The oil industry for example, is struggling to shed its reputation as an old and dirty industry, especially when compared to its competitors from the renewable energy sector. Shell recently launched an oilfield robot that can carry out safety checks under the control of a human operator sitting hundreds of miles away, replacing some more dangerous and unpleasant frontline work.
While such developments go some way to meeting the expectation of a touchscreen working environment, flexibility over one’s career also matters. As workers assume greater responsibility for their careers, employers who support the broader needs of employees to explore varying roles, take career breaks to pursue a personal passion, live in other places, and build other skills will be better placed to retain their talent over time.

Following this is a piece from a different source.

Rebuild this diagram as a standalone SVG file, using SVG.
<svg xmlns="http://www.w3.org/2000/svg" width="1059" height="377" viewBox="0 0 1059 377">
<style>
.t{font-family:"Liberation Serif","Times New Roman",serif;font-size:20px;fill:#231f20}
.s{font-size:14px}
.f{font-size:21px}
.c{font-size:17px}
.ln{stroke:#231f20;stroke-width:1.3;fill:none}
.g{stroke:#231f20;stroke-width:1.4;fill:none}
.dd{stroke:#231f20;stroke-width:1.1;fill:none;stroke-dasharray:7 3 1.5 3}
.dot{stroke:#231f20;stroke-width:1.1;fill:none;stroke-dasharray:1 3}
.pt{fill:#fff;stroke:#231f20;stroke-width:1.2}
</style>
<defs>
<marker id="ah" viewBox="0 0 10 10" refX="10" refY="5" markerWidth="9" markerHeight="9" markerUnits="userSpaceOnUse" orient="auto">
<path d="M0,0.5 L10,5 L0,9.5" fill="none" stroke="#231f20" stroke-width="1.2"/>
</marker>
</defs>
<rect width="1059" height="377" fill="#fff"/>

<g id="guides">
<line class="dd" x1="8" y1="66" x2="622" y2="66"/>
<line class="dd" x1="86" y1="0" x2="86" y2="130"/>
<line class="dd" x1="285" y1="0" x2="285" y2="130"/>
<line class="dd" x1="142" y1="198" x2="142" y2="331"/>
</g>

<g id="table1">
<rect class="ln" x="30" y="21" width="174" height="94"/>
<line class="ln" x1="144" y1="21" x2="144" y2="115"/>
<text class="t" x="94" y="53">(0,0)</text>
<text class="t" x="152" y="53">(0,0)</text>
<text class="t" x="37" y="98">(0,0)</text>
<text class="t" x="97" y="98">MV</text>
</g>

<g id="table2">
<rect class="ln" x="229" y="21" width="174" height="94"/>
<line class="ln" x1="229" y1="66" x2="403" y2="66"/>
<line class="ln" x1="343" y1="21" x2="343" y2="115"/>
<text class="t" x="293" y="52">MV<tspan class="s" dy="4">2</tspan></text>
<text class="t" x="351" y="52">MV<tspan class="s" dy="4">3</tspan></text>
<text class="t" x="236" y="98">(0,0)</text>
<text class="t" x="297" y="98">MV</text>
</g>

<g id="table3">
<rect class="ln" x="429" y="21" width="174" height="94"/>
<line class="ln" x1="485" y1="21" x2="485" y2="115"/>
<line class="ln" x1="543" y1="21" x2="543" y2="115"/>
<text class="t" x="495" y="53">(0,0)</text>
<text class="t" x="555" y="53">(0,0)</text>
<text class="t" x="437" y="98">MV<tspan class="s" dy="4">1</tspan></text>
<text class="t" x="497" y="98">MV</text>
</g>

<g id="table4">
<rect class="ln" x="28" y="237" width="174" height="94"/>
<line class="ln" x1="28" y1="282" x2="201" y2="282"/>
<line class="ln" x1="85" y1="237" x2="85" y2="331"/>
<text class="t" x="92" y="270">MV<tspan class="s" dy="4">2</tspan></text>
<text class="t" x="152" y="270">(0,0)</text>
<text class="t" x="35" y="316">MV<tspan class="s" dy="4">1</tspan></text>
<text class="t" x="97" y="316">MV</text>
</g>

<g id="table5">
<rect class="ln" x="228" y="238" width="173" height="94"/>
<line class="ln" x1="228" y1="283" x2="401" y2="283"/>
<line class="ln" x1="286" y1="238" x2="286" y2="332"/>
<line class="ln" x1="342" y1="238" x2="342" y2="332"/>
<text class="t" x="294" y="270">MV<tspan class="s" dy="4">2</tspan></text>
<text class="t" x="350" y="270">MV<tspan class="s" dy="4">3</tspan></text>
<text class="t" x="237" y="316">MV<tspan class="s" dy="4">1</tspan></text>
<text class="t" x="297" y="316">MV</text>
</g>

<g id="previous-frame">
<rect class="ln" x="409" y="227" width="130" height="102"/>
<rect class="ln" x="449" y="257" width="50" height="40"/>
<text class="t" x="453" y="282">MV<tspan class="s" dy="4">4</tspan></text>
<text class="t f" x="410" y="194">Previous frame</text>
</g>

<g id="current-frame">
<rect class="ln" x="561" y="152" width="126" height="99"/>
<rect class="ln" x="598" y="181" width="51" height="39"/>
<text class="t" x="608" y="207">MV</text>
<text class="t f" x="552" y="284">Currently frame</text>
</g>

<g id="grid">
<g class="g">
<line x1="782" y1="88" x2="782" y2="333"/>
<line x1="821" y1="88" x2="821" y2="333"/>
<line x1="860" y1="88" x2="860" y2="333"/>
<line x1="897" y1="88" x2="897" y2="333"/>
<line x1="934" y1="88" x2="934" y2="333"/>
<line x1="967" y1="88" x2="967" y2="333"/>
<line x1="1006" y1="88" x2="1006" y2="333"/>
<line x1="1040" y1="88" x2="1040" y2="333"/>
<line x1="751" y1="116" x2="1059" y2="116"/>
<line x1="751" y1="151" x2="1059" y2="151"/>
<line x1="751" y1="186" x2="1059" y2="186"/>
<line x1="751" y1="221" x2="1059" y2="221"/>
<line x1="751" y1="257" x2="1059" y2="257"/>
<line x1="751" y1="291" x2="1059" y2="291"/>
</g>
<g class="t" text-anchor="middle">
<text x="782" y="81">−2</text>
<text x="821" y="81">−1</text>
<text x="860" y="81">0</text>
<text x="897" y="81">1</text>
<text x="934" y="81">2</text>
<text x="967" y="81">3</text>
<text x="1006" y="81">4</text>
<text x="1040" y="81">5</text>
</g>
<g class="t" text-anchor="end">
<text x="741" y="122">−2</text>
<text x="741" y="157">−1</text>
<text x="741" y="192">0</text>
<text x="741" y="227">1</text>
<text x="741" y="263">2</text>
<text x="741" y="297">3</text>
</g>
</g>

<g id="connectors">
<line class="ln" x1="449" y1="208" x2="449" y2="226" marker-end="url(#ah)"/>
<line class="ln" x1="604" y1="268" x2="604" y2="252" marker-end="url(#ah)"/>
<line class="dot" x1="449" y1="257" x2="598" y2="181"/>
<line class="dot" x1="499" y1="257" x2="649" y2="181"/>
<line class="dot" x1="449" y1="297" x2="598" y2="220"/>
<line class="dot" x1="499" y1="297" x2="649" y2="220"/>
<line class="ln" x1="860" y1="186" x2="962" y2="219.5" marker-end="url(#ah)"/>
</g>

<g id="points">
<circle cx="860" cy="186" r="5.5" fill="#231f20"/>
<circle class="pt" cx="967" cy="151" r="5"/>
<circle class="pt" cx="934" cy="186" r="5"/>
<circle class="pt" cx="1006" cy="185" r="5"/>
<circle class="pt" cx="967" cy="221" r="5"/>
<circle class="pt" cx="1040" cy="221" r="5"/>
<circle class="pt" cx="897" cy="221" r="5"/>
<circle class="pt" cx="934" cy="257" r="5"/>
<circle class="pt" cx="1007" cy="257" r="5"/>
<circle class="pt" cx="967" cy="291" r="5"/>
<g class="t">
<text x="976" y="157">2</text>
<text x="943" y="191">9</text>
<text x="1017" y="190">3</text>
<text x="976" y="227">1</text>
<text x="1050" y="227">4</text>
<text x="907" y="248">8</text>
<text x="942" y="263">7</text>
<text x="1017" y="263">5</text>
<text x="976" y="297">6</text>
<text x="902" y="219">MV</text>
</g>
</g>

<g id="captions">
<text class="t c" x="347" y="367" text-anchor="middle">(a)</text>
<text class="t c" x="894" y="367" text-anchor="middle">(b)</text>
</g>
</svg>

There is a trend towards repetitive, rules-based, time-bound work being replaced by automated processes, which can be cheaper and more reliable than human labour. This can lead to a bifurcation in the work that humans do: either low-skilled jobs not amenable to automation –such as handling complex customer queries; or high-skilled jobs – such as partnering to develop new products, systems or processes.

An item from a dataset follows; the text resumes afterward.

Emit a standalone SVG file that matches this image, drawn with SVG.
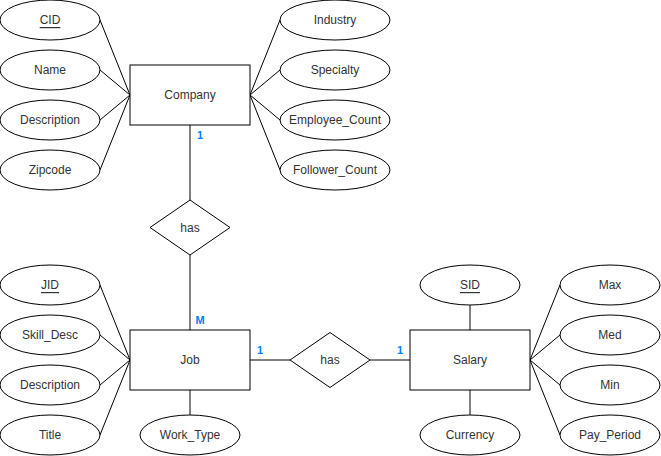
<svg xmlns="http://www.w3.org/2000/svg" width="661" height="456" viewBox="0 0 661 456">
<style>
.s{fill:#fff;stroke:#000;stroke-width:1}
.t{font-family:"Liberation Sans",Arial,sans-serif;font-size:12px;fill:#333;text-anchor:middle;dominant-baseline:central}
.u{text-decoration:underline}
.c{stroke:#000;stroke-width:1;fill:none}
.l{font-family:"Liberation Sans",Arial,sans-serif;font-size:11px;font-weight:bold;fill:#007FFF;text-anchor:middle;dominant-baseline:central}
</style>
<rect width="661" height="456" fill="#fff"/>
<g id="connectors">
<path class="c" d="M100,20L130,95M100,70L130,95M100,120L130,95M100,170L130,95"/>
<path class="c" d="M250,95L280,20M250,95L280,70M250,95L280,120M250,95L280,170"/>
<path class="c" d="M190,125V200M190,255V330"/>
<path class="c" d="M100,285L130,360M100,335L130,360M100,385L130,360M100,435L130,360"/>
<path class="c" d="M190,390V415"/>
<path class="c" d="M250,360H290M370,360H410"/>
<path class="c" d="M470,305V330M470,390V415"/>
<path class="c" d="M530,360L560,285M530,360L560,335M530,360L560,385M530,360L560,435"/>
<text class="l" x="200" y="135">1</text>
<text class="l" x="200" y="320">M</text>
<text class="l" x="260" y="350">1</text>
<text class="l" x="400" y="350">1</text>
</g>
<g id="company"><rect class="s" x="130" y="65" width="120" height="60"/><text class="t" x="190" y="95">Company</text></g>
<g id="cid"><ellipse class="s" cx="50" cy="20" rx="50" ry="20"/><text class="t u" x="50" y="20">CID</text></g>
<g id="name"><ellipse class="s" cx="50" cy="70" rx="50" ry="20"/><text class="t" x="50" y="70">Name</text></g>
<g id="cdesc"><ellipse class="s" cx="50" cy="120" rx="50" ry="20"/><text class="t" x="50" y="120">Description</text></g>
<g id="zipcode"><ellipse class="s" cx="50" cy="170" rx="50" ry="20"/><text class="t" x="50" y="170">Zipcode</text></g>
<g id="industry"><ellipse class="s" cx="335" cy="20" rx="55" ry="20"/><text class="t" x="335" y="20">Industry</text></g>
<g id="specialty"><ellipse class="s" cx="335" cy="70" rx="55" ry="20"/><text class="t" x="335" y="70">Specialty</text></g>
<g id="empcount"><ellipse class="s" cx="335" cy="120" rx="55" ry="20"/><text class="t" x="335" y="120">Employee_Count</text></g>
<g id="folcount"><ellipse class="s" cx="335" cy="170" rx="55" ry="20"/><text class="t" x="335" y="170">Follower_Count</text></g>
<g id="has1"><path class="s" d="M190,200L230,227.5L190,255L150,227.5Z"/><text class="t" x="190" y="227.5">has</text></g>
<g id="job"><rect class="s" x="130" y="330" width="120" height="60"/><text class="t" x="190" y="360">Job</text></g>
<g id="jid"><ellipse class="s" cx="50" cy="285" rx="50" ry="20"/><text class="t u" x="50" y="285">JID</text></g>
<g id="skill"><ellipse class="s" cx="50" cy="335" rx="50" ry="20"/><text class="t" x="50" y="335">Skill_Desc</text></g>
<g id="jdesc"><ellipse class="s" cx="50" cy="385" rx="50" ry="20"/><text class="t" x="50" y="385">Description</text></g>
<g id="title"><ellipse class="s" cx="50" cy="435" rx="50" ry="20"/><text class="t" x="50" y="435">Title</text></g>
<g id="worktype"><ellipse class="s" cx="190" cy="435" rx="50" ry="20"/><text class="t" x="190" y="435">Work_Type</text></g>
<g id="has2"><path class="s" d="M330,332.5L370,360L330,387.5L290,360Z"/><text class="t" x="330" y="360">has</text></g>
<g id="salary"><rect class="s" x="410" y="330" width="120" height="60"/><text class="t" x="470" y="360">Salary</text></g>
<g id="sid"><ellipse class="s" cx="470" cy="285" rx="50" ry="20"/><text class="t u" x="470" y="285">SID</text></g>
<g id="currency"><ellipse class="s" cx="470" cy="435" rx="50" ry="20"/><text class="t" x="470" y="435">Currency</text></g>
<g id="max"><ellipse class="s" cx="610" cy="285" rx="50" ry="20"/><text class="t" x="610" y="285">Max</text></g>
<g id="med"><ellipse class="s" cx="610" cy="335" rx="50" ry="20"/><text class="t" x="610" y="335">Med</text></g>
<g id="min"><ellipse class="s" cx="610" cy="385" rx="50" ry="20"/><text class="t" x="610" y="385">Min</text></g>
<g id="payperiod"><ellipse class="s" cx="610" cy="435" rx="50" ry="20"/><text class="t" x="610" y="435">Pay_Period</text></g>
</svg>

Addressing this requires a comprehensive, institutionalized career path that allows professionals to pick up experience across teams. This means creating an environment that encourages employees to be flexible and open to change. For example, finance and HR professionals are increasingly being called on to be consultants to the business. This means developing skills to identify stakeholders, frame the business challenge, recommend solutions, and make things happen in innovative ways.
Increased connectivity of products and services means employees need to understand how their role connects to delivery today as well as innovation for tomorrow. Examples, such as Boeing’s Starliner space shoe being designed by Reebok, and BMW’s collaboration with Intel on driverless cars, highlight the surprising partnerships that may develop as businesses evolve their propositions. The latest Global Talent Competitiveness Index (GTCI) shows that intense ‘connectedness’ between governments, businesses and schools is a common trait of talent-winning countries and cities, and collaboration is the keyword for their leaders.

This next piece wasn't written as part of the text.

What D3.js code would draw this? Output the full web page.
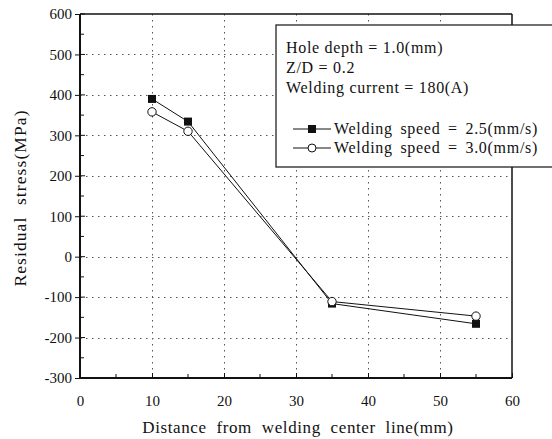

Moreover, technology means that the education we receive today is unlikely to be relevant over a lifetime. The changing nature of skills, capabilities and behaviours will mean that experiential interventions will help keep pace with evolving technology. Tools that proactively enhance workforce productivity and performance will be increasingly valuable. Academic and professional qualifications will come to be valued most for the foundation they lay for professionals to step into a range of business roles.
In with the new
The familiar pattern of education, a job for life, followed by retirement, is dying. It is being replaced by the concept of age and activity being disconnected, where a fearless approach to changing roles and a focus on balance dominates. This multi-stage life, enabled by technological developments in health, education, retail and telecommunications, poses opportunities and challenges for the nature of work, working patterns, career ambitions and motivations. The need to reinvent, redefine and refresh one’s skills and behaviours over time emphasizes the need for organizations to have clarity on the critical skills for the future, and how they will intertwine to deliver business objectives. Leveraging internal and external data about employees can enable an evolutionary view of the barriers to and enablers of high performance, how career paths are changing, and emerging best practices on adopting different experiences inside or outside an organization. This can provide the basis for a powerful narrative on how an organization sources, retains and develops its talent.